Dentistry and Technology: A Couple of Real Life-Savers

How Advances in Dentistry Are Saving Lives.

Related Article
sleep apnea

A Little Mouth Breathing Can Be a Big Problem

My best friend is alive today because he had a dental appointment. What began as just a routine preventive care appointment, soon became the crucial discovery of a developing squamous cell carcinoma on the side of his tongue. If he had not made that dental appointment, those cancerous cells would very likely not have been caught in time. So it is no exaggeration to say that thanks to dentistry and early detection, my best friend is here today – and been living cancer free for the past seven years.

This is perhaps one of the more dramatic examples of just how dentistry offers a great deal more than just “cleanings and fillings.” Indeed, technical advances have made all services not just more comprehensive, but also simpler, faster, more convenient and more comfortable. Whether you want to see the dental hygienist for a “cleaning” (preventive care appointment) or the dentist to get something fixed (restorative services), advanced products and techniques will leave you smiling like never before.

Using Technology to Get the Most from Preventative Care

Let’s start with the truly life-saving advances. While screening patients for tissue abnormalities has long been standard practice during the “check-up” appointment, new LED lights and specially-lensed glasses make the detection of early lesions easier than ever. And measuring the depth of gum pockets to assess tissue health – also standard practice – has been accelerated through computer-based voice-activation.

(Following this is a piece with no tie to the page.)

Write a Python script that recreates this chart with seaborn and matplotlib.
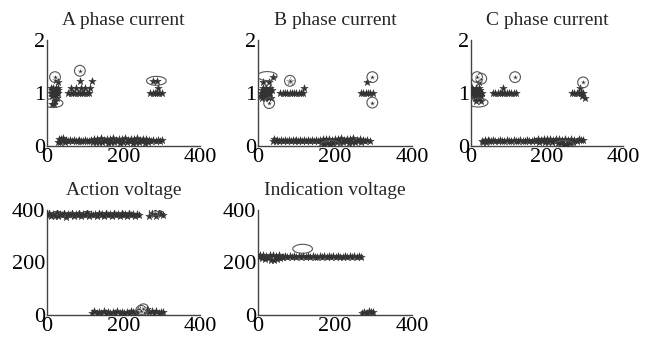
import numpy as np
import pandas as pd
import matplotlib
matplotlib.use("Agg")
import matplotlib.pyplot as plt
from matplotlib.path import Path
import seaborn as sns

# ---------------------------------------------------------------------------
# data (sample index vs. value)
# A phase current
a_x = [10, 14, 18, 22, 26, 30, 12, 20, 28, 10, 16, 24, 30, 14, 22, 18, 26, 20, 24, 28, 14, 18,
       56, 62, 68, 74, 80, 86, 92, 98, 104, 110, 64, 76, 88, 100, 112, 86, 117,
       270, 276, 282, 288, 294, 300, 290, 276, 288]
a_y = [1.0, 1.0, 1.0, 1.0, 1.0, 1.0, 1.05, 1.05, 1.05, 1.1, 1.1, 1.1, 1.1, 0.95, 0.95, 0.9, 0.9,
       0.85, 1.25, 1.2, 0.8, 0.8,
       1.0, 1.0, 1.0, 1.0, 1.0, 1.0, 1.0, 1.0, 1.0, 1.0, 1.1, 1.1, 1.1, 1.1, 1.1, 1.22, 1.22,
       1.0, 1.0, 1.0, 1.0, 1.0, 1.0, 1.1, 1.22, 1.22]
a_band_x = [28, 31, 34, 37, 40, 43, 46, 50, 55, 60, 65, 70, 75, 80, 85, 90, 95, 100, 105, 110,
            115, 120, 124, 128, 132, 136, 140, 144, 148, 152, 156, 160, 164, 168, 172, 176, 180,
            184, 188, 192, 196, 200, 204, 208, 212, 216, 220, 224, 228, 232, 236, 240, 244, 248,
            252, 256, 260, 264, 268, 272, 278, 284, 290, 296, 302]
a_band_y = [0.08, 0.14, 0.07, 0.13, 0.09, 0.15, 0.08, 0.12, 0.09, 0.11, 0.1, 0.11, 0.09, 0.1,
            0.11, 0.1, 0.09, 0.11, 0.1, 0.1, 0.12, 0.08, 0.14, 0.07, 0.13, 0.08, 0.15, 0.07, 0.12,
            0.09, 0.14, 0.06, 0.13, 0.08, 0.15, 0.07, 0.12, 0.09, 0.14, 0.06, 0.13, 0.08, 0.15,
            0.07, 0.12, 0.09, 0.14, 0.06, 0.13, 0.08, 0.15, 0.07, 0.12, 0.09, 0.14, 0.06, 0.13,
            0.08, 0.12, 0.1, 0.11, 0.09, 0.11, 0.1, 0.12]
a_ring_x = [21, 86]
a_ring_y = [1.3, 1.42]
a_oval_x = [16, 286]
a_oval_y = [0.81, 1.23]

# B phase current
b_x = [8, 14, 20, 26, 32, 10, 18, 28, 36, 8, 16, 24, 12, 22, 30, 10, 18, 26, 34, 14, 28, 38,
       58, 64, 70, 76, 82, 88, 94, 100, 106, 112, 118, 83, 119,
       268, 274, 280, 286, 292, 298, 282]
b_y = [1.0, 1.0, 1.0, 1.0, 1.0, 1.05, 1.05, 1.05, 1.05, 0.95, 0.95, 0.95, 1.1, 1.1, 1.1, 0.9,
       0.9, 0.9, 0.9, 1.2, 1.2, 1.3, 1.0, 1.0, 1.0, 1.0, 1.0, 1.0, 1.0, 1.0, 1.0, 1.0, 1.0, 1.23,
       1.1, 1.0, 1.0, 1.0, 1.0, 1.0, 1.0, 1.2]
b_band_x = [38, 42, 46, 50, 55, 60, 65, 70, 75, 80, 85, 90, 95, 100, 105, 110, 115, 120, 125,
            130, 135, 140, 145, 150, 155, 160, 164, 168, 172, 176, 180, 184, 188, 192, 196, 200,
            204, 208, 212, 216, 220, 224, 228, 232, 236, 240, 244, 248, 252, 256, 260, 264, 268,
            272, 278, 284, 290]
b_band_y = [0.1, 0.13, 0.09, 0.12, 0.1, 0.11, 0.09, 0.12, 0.1, 0.11, 0.1, 0.12, 0.09, 0.11,
            0.1, 0.12, 0.09, 0.11, 0.1, 0.12, 0.09, 0.11, 0.1, 0.12, 0.09, 0.11, 0.06, 0.14, 0.04,
            0.13, 0.05, 0.14, 0.03, 0.12, 0.05, 0.14, 0.07, 0.13, 0.08, 0.15, 0.07, 0.12, 0.09,
            0.14, 0.06, 0.13, 0.08, 0.15, 0.07, 0.12, 0.09, 0.14, 0.08, 0.12, 0.1, 0.11, 0.1]
b_ring_x = [83, 29, 297, 297]
b_ring_y = [1.23, 0.81, 1.3, 0.82]
b_oval_x = [24, 188]
b_oval_y = [1.32, 0.02]

# C phase current
c_x = [4, 10, 16, 22, 28, 6, 14, 24, 4, 12, 20, 8, 18, 26, 10, 22, 14, 26, 20,
       58, 64, 70, 76, 82, 88, 94, 100, 106, 112, 118, 84,
       266, 272, 278, 284, 290, 296, 288, 292, 300]
c_y = [1.0, 1.0, 1.0, 1.0, 1.0, 1.05, 1.05, 1.05, 1.1, 1.1, 1.1, 0.95, 0.95, 0.95, 0.9, 0.9,
       0.85, 0.85, 1.2, 1.0, 1.0, 1.0, 1.0, 1.0, 1.0, 1.0, 1.0, 1.0, 1.0, 1.0, 1.1,
       1.0, 1.0, 1.0, 1.0, 1.0, 1.0, 1.1, 0.95, 0.9]
c_band_x = [28, 32, 36, 40, 44, 48, 52, 58, 64, 70, 76, 82, 88, 94, 100, 106, 112, 118, 124,
            130, 136, 142, 148, 154, 160, 166, 172, 176, 180, 184, 188, 192, 196, 200, 204, 208,
            212, 216, 220, 224, 228, 232, 236, 240, 244, 248, 252, 256, 260, 264, 268, 272, 278,
            284, 290, 296]
c_band_y = [0.1, 0.08, 0.12, 0.07, 0.11, 0.09, 0.1, 0.11, 0.1, 0.09, 0.11, 0.1, 0.1, 0.11,
            0.09, 0.1, 0.11, 0.1, 0.1, 0.11, 0.09, 0.1, 0.11, 0.1, 0.09, 0.11, 0.1, 0.14, 0.07,
            0.12, 0.09, 0.14, 0.07, 0.13, 0.08, 0.14, 0.07, 0.12, 0.09, 0.14, 0.06, 0.13, 0.05,
            0.12, 0.04, 0.14, 0.03, 0.12, 0.05, 0.13, 0.08, 0.12, 0.1, 0.13, 0.11, 0.12]
c_ring_x = [16, 27, 116, 295]
c_ring_y = [1.3, 1.27, 1.3, 1.2]
c_oval_x = [19, 245]
c_oval_y = [0.82, 0.02]

# Action voltage
d_x = [0, 5, 10, 15, 20, 25, 30, 35, 40, 45, 50, 55, 60, 65, 70, 75, 80, 85, 90, 95, 100, 105,
       110, 115, 120, 125, 130, 135, 140, 145, 150, 155, 160, 165, 170, 175, 180, 185, 190,
       195, 200, 205, 210, 215, 220, 225, 230, 235, 240, 268, 274, 280, 286, 292, 298, 304,
       118, 124, 130, 136, 142, 148, 154, 160, 166, 172, 178, 184, 190, 196, 202, 208, 214,
       220, 226, 232, 238, 244, 250, 256, 262, 268, 274, 280, 286, 292, 298, 304]
d_y = [380, 390, 375, 385, 378, 392, 376, 386, 380, 388, 374, 384, 381, 390, 376, 385, 379,
       388, 375, 383, 380, 391, 377, 386, 379, 384, 376, 390, 381, 385, 377, 388, 380, 383,
       376, 389, 379, 385, 377, 387, 380, 384, 376, 388, 379, 383, 377, 386, 380,
       378, 390, 384, 376, 392, 386, 380,
       8, 14, 6, 12, 9, 15, 7, 13, 8, 12, 6, 14, 9, 13, 7, 12, 8, 14, 10, 8, 12,
       18, 24, 15, 22, 10, 16, 8, 14, 9, 12, 10]
d_ring_x = [282, 252, 246]
d_ring_y = [398, 22, 16]

# Indication voltage
e_x = [2, 6, 10, 14, 18, 22, 26, 30, 34, 38, 42, 46, 50, 54, 58, 62, 66, 70, 76, 82, 88, 94,
       100, 106, 112, 118, 124, 130, 136, 142, 148, 154, 160, 166, 172, 178, 184, 190, 196,
       202, 208, 214, 220, 226, 232, 238, 244, 250, 256, 262, 268,
       270, 276, 282, 288, 294, 300]
e_y = [222, 228, 216, 230, 214, 226, 218, 230, 208, 228, 210, 226, 212, 228, 216, 222, 220, 224,
       222, 223, 221, 224, 222, 223, 221, 226, 222, 223, 221, 224, 220, 222, 223, 221, 224,
       222, 223, 221, 224, 222, 223, 221, 222, 224, 221, 223, 222, 224, 221, 226, 222,
       8, 12, 6, 14, 10, 12]
e_ring_x = []
e_ring_y = []
e_oval_x = [116]
e_oval_y = [252]

titles = ["A phase current", "B phase current", "C phase current",
          "Action voltage", "Indication voltage"]

# ---------------------------------------------------------------------------
sns.set_style("white")
plt.rcParams["font.family"] = ["Liberation Serif", "DejaVu Serif"]
plt.rcParams["font.size"] = 14

star_col = "#333333"
ring_col = "#555555"
t = np.linspace(0, 2 * np.pi, 60)
oval = Path(np.column_stack([2.2 * np.cos(t), np.sin(t)]))

fig = plt.figure(figsize=(6.49, 3.38), dpi=100)
boxes = [[0.0724, 0.568, 0.2357, 0.3136], [0.3975, 0.568, 0.2373, 0.3136],
         [0.7257, 0.568, 0.2342, 0.3136], [0.0724, 0.068, 0.2357, 0.311],
         [0.3975, 0.068, 0.2373, 0.311]]

panels = [
    (a_x + a_band_x, a_y + a_band_y, a_ring_x, a_ring_y, a_oval_x, a_oval_y, 2),
    (b_x + b_band_x, b_y + b_band_y, b_ring_x, b_ring_y, b_oval_x, b_oval_y, 2),
    (c_x + c_band_x, c_y + c_band_y, c_ring_x, c_ring_y, c_oval_x, c_oval_y, 2),
    (d_x, d_y, d_ring_x, d_ring_y, [], [], 400),
    (e_x, e_y, e_ring_x, e_ring_y, e_oval_x, e_oval_y, 400),
]

for box, title, (sx, sy, rx, ry, ox, oy, ymax) in zip(boxes, titles, panels):
    ax = fig.add_axes(box)
    df = pd.DataFrame({"x": sx, "y": sy})
    sns.scatterplot(data=df, x="x", y="y", marker="*", s=32, color=star_col,
                    edgecolor=star_col, linewidth=0.3, ax=ax, zorder=3)
    if rx:
        sns.scatterplot(x=rx, y=ry, marker="o", s=60, facecolor="none",
                        edgecolor=ring_col, linewidth=0.8, ax=ax, zorder=4)
        sns.scatterplot(x=rx, y=ry, marker="*", s=22, color=star_col, ax=ax, zorder=4)
    if ox:
        sns.scatterplot(x=ox, y=oy, marker=oval, s=200, facecolor="none",
                        edgecolor=ring_col, linewidth=0.8, ax=ax, zorder=4)
    ax.set_xlim(0, 400)
    ax.set_ylim(0, ymax)
    ax.set_xticks([0, 200, 400])
    if ymax == 2:
        ax.set_yticks([0, 1, 2])
    else:
        ax.set_yticks([0, 200, 400])
    ax.set_xlabel("")
    ax.set_ylabel("")
    ax.set_title(title, fontsize=14, pad=11)
    ax.tick_params(direction="in", length=3, width=0.8, pad=1.5, labelsize=16,
                   colors="#333333", labelcolor="black")
    sns.despine(ax=ax)
    for sp in ("left", "bottom"):
        ax.spines[sp].set_color("#444444")
        ax.spines[sp].set_linewidth(1.0)

fig.savefig("out.png", dpi=100)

The way we “see” the teeth, mouth and oral-health related issues has changed for the better as well. Intra-oral cameras allow the patient to see exactly what the dentist and hygienist see to dramatically improve communication between the patient and the oral health team. Additionally, digital radiographs enhance patient safety and give dental professionals an instant view of the oral tissues, including teeth, supporting bone and adjacent structures. Easily shared, these digital images can be quickly emailed to another dentist, specialist, or third party for additional input, or simply in support of a claim for reimbursement.

And even procedures as basic as tooth polishing have benefitted from technological advances. When I was a child, the rotating rubber cup filled with cleaning paste tickled and left my mouth feeling gritty. Today’s air/water polishers, however, are game changers. Spraying a pleasantly flavored, fine abrasive powder, they remove stains quickly and easily, and leave you with sparkling, plaque-free, smooth-feeling teeth.

And finally, updated educational software has made it easier to describe numerous procedures in detail to help further enhance a patient’s understanding of his or her oral health status.

How Advances Are Making Restorative Procedures Less of a Pain

Today’s technology has made the prospect of restorative procedures much less daunting, time-consuming and intimidating as well. New scanning technology alone has practically originated the idea of “same-day dentistry.” Scanning means that today’s crown and bridge patients no longer have to endure a mouthful of goopy impression paste to record the shape of a tooth that is about to be restored.

Instead, thousands of photographs – recorded in seconds by a hand-held computerized scanner – are used to create a 3D image of all the structures necessary to complete the final restoration. Then CAD-CAM dentistry creates beautiful, durable, tooth-colored 3D crowns that can be applied on the spot. Which means that restoring badly broken teeth to health and function can now be generated in minutes while the patient waits. Not only does this save time, but it also makes it unnecessary for the patient to be anesthetized again.

Speaking of “getting numb,” dental anesthesia is now more comfortable than ever. Buffered anesthesia can be injected painlessly through computer-guided syringes. And new anesthetic products enable the patient to get numb quicker, reducing the length of some appointments.

And just as in preventative dentistry, advances in digital radiography benefit restorative services as well. CBCT or “cone-beam” radiographs provide a 3D view of the oral tissues, enhancing diagnosis and treatment-planning alike. Challenging surgical procedures, the identification of a cracked tooth, or the planning of a complicated implant-supported crown and bridge case are just some of the tasks simplified by this technology.

There’s no question about it. Technological advances have made today’s dentistry more efficient, effective, and even more pleasant. If you haven’t seen your family dentist in a while, pick up the phone and make that appointment. After all, it could even save your life, or at the very least, make it a little easier.